» Written problem
Write out each line that follows exactly as it stands, without the pictures.

» Data
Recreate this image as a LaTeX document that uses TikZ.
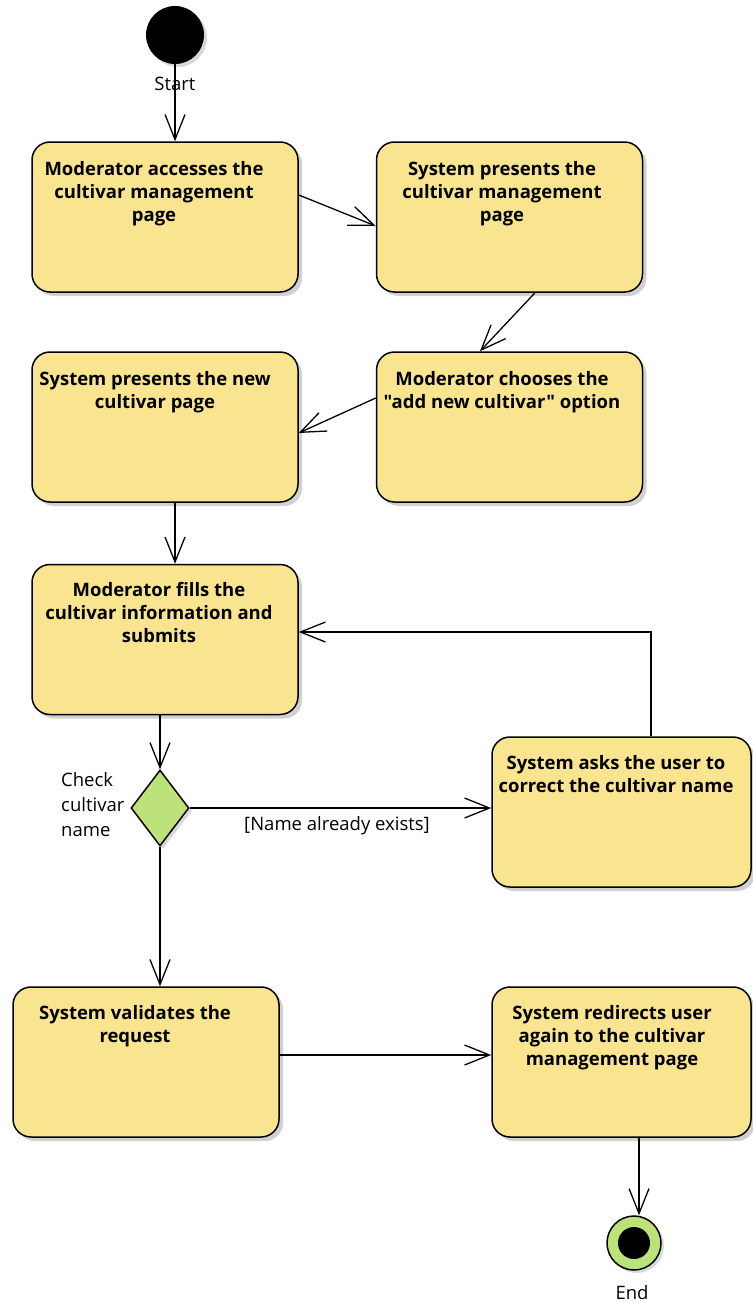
\documentclass[tikz,border=0pt]{standalone}
\usepackage{fontspec}
\setmainfont{Open Sans}[Ligatures=TeXOff]
\usetikzlibrary{arrows.meta,shapes.geometric,shadows}
\definecolor{actyellow}{RGB}{249,229,143}
\definecolor{actgreen}{RGB}{190,226,122}
\begin{document}
\begin{tikzpicture}[x=1pt,y=-1pt,
  flow/.style={draw, line width=1.3pt, -{Straight Barb[length=25pt,width=20pt,line width=1.3pt]}},
  actbox/.style={draw, line width=1.5pt, fill=actyellow, rounded corners=18pt,
    minimum width=266pt, minimum height=150pt, inner sep=0pt,
    drop shadow={shadow xshift=4pt, shadow yshift=-4pt, fill=black!18, opacity=1}},
  boxtext/.style={font=\fontsize{18.5}{23}\selectfont\bfseries, align=center, anchor=north, inner sep=0pt},
  plain/.style={font=\fontsize{18.5}{25}\selectfont, inner sep=0pt}]
\useasboundingbox (0,0) rectangle (752,1303);

% start node
\node[circle, fill=black, minimum size=58pt, inner sep=0pt,
  drop shadow={shadow xshift=3pt, shadow yshift=-3pt, fill=black!15, opacity=1}] (start) at (175,35) {};

% activities
\node[actbox] (b1) at (165,217) {};
\node[boxtext] (t1) at (154,161) {Moderator accesses the\\cultivar management\\page};
\node[actbox] (b2) at (509.5,217) {};
\node[boxtext] (t2) at (502,161) {System presents the\\cultivar management\\page};
\node[actbox] (b3) at (165,427) {};
\node[boxtext] (t3) at (155,371) {System presents the new\\cultivar page};
\node[actbox] (b4) at (509.5,427) {};
\node[boxtext] (t4) at (502,371) {Moderator chooses the\\"add new cultivar" option};
\node[actbox] (b5) at (165,639.5) {};
\node[boxtext] (t5) at (159,582) {Moderator fills the\\cultivar information and\\submits};
\node[actbox, minimum width=259pt] (b6) at (621.5,812) {};
\node[boxtext] (t6) at (616,755) {System asks the user to\\correct the cultivar name};
\node[actbox] (b7) at (146,1062) {};
\node[boxtext] (t7) at (135,1005) {System validates the\\request};
\node[actbox, minimum width=259pt] (b8) at (621.5,1062) {};
\node[boxtext] (t8) at (612,1005) {System redirects user\\again to the cultivar\\management page};

% decision
\node[diamond, draw, line width=1.5pt, fill=actgreen, minimum width=58pt, minimum height=76pt, inner sep=0pt,
  drop shadow={shadow xshift=3pt, shadow yshift=-3pt, fill=black!15, opacity=1}] (d) at (160,808) {};
\node[plain, align=left, anchor=west] (dl) at (61,805) {Check\\cultivar\\name};

% end node
\node[circle, draw, line width=1.5pt, fill=actgreen, minimum size=54pt, inner sep=0pt,
  drop shadow={shadow xshift=3pt, shadow yshift=-3pt, fill=black!15, opacity=1}] (e) at (634,1243) {};
\node[circle, fill=black, minimum size=32pt, inner sep=0pt] (ei) at (e) {};

% control flows
\draw[flow] (start) -- (b1.north -| start);
\node[plain] (sl) at (175,84) {Start};
\draw[flow] ([yshift=22pt]b1.east) -- ([yshift=-9pt]b2.west);
\draw[flow] ([xshift=25.5pt]b2.south) -- ([xshift=-29.5pt]b4.north);
\draw[flow] ([yshift=29pt]b4.west) -- ([yshift=-6pt]b3.east);
\draw[flow] ([xshift=10pt]b3.south) -- ([xshift=10pt]b5.north);
\draw[flow] ([xshift=-5pt]b5.south) -- (d.north);
\draw[flow] (d.east) -- (d.east -| b6.west);
\node[plain] (gl) at (337,826) {[Name already exists]};
\draw[flow] ([xshift=29.5pt]b6.north) |- ([yshift=7.5pt]b5.east);
\draw[flow] (d.south) -- (d.south |- b7.north);
\draw[flow] ([yshift=7pt]b7.east) -- ([yshift=7pt]b8.west);
\draw[flow] (b8.south -| 639,0) -- (e.north -| 639,0);
\node[plain] (el) at (632,1293) {End};
\end{tikzpicture}
\end{document}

» Task response
Recreate this image as a LaTeX document that uses TikZ.
\documentclass[tikz,border=0pt]{standalone}
\usepackage{fontspec}
\setmainfont{Open Sans}[Ligatures=TeXOff]
\usetikzlibrary{arrows.meta,shapes.geometric,shadows}
\definecolor{actyellow}{RGB}{249,229,143}
\definecolor{actgreen}{RGB}{190,226,122}
\begin{document}
\begin{tikzpicture}[x=1pt,y=-1pt,
  flow/.style={draw, line width=1.3pt, -{Straight Barb[length=25pt,width=20pt,line width=1.3pt]}},
  actbox/.style={draw, line width=1.5pt, fill=actyellow, rounded corners=18pt,
    minimum width=266pt, minimum height=150pt, inner sep=0pt,
    drop shadow={shadow xshift=4pt, shadow yshift=-4pt, fill=black!18, opacity=1}},
  boxtext/.style={font=\fontsize{18.5}{23}\selectfont\bfseries, align=center, anchor=north, inner sep=0pt},
  plain/.style={font=\fontsize{18.5}{25}\selectfont, inner sep=0pt}]
\useasboundingbox (0,0) rectangle (752,1303);

% start node
\node[circle, fill=black, minimum size=58pt, inner sep=0pt,
  drop shadow={shadow xshift=3pt, shadow yshift=-3pt, fill=black!15, opacity=1}] (start) at (175,35) {};

% activities
\node[actbox] (b1) at (165,217) {};
\node[boxtext] (t1) at (154,161) {Moderator accesses the\\cultivar management\\page};
\node[actbox] (b2) at (509.5,217) {};
\node[boxtext] (t2) at (502,161) {System presents the\\cultivar management\\page};
\node[actbox] (b3) at (165,427) {};
\node[boxtext] (t3) at (155,371) {System presents the new\\cultivar page};
\node[actbox] (b4) at (509.5,427) {};
\node[boxtext] (t4) at (502,371) {Moderator chooses the\\"add new cultivar" option};
\node[actbox] (b5) at (165,639.5) {};
\node[boxtext] (t5) at (159,582) {Moderator fills the\\cultivar information and\\submits};
\node[actbox, minimum width=259pt] (b6) at (621.5,812) {};
\node[boxtext] (t6) at (616,755) {System asks the user to\\correct the cultivar name};
\node[actbox] (b7) at (146,1062) {};
\node[boxtext] (t7) at (135,1005) {System validates the\\request};
\node[actbox, minimum width=259pt] (b8) at (621.5,1062) {};
\node[boxtext] (t8) at (612,1005) {System redirects user\\again to the cultivar\\management page};

% decision
\node[diamond, draw, line width=1.5pt, fill=actgreen, minimum width=58pt, minimum height=76pt, inner sep=0pt,
  drop shadow={shadow xshift=3pt, shadow yshift=-3pt, fill=black!15, opacity=1}] (d) at (160,808) {};
\node[plain, align=left, anchor=west] (dl) at (61,805) {Check\\cultivar\\name};

% end node
\node[circle, draw, line width=1.5pt, fill=actgreen, minimum size=54pt, inner sep=0pt,
  drop shadow={shadow xshift=3pt, shadow yshift=-3pt, fill=black!15, opacity=1}] (e) at (634,1243) {};
\node[circle, fill=black, minimum size=32pt, inner sep=0pt] (ei) at (e) {};

% control flows
\draw[flow] (start) -- (b1.north -| start);
\node[plain] (sl) at (175,84) {Start};
\draw[flow] ([yshift=22pt]b1.east) -- ([yshift=-9pt]b2.west);
\draw[flow] ([xshift=25.5pt]b2.south) -- ([xshift=-29.5pt]b4.north);
\draw[flow] ([yshift=29pt]b4.west) -- ([yshift=-6pt]b3.east);
\draw[flow] ([xshift=10pt]b3.south) -- ([xshift=10pt]b5.north);
\draw[flow] ([xshift=-5pt]b5.south) -- (d.north);
\draw[flow] (d.east) -- (d.east -| b6.west);
\node[plain] (gl) at (337,826) {[Name already exists]};
\draw[flow] ([xshift=29.5pt]b6.north) |- ([yshift=7.5pt]b5.east);
\draw[flow] (d.south) -- (d.south |- b7.north);
\draw[flow] ([yshift=7pt]b7.east) -- ([yshift=7pt]b8.west);
\draw[flow] (b8.south -| 639,0) -- (e.north -| 639,0);
\node[plain] (el) at (632,1293) {End};
\end{tikzpicture}
\end{document}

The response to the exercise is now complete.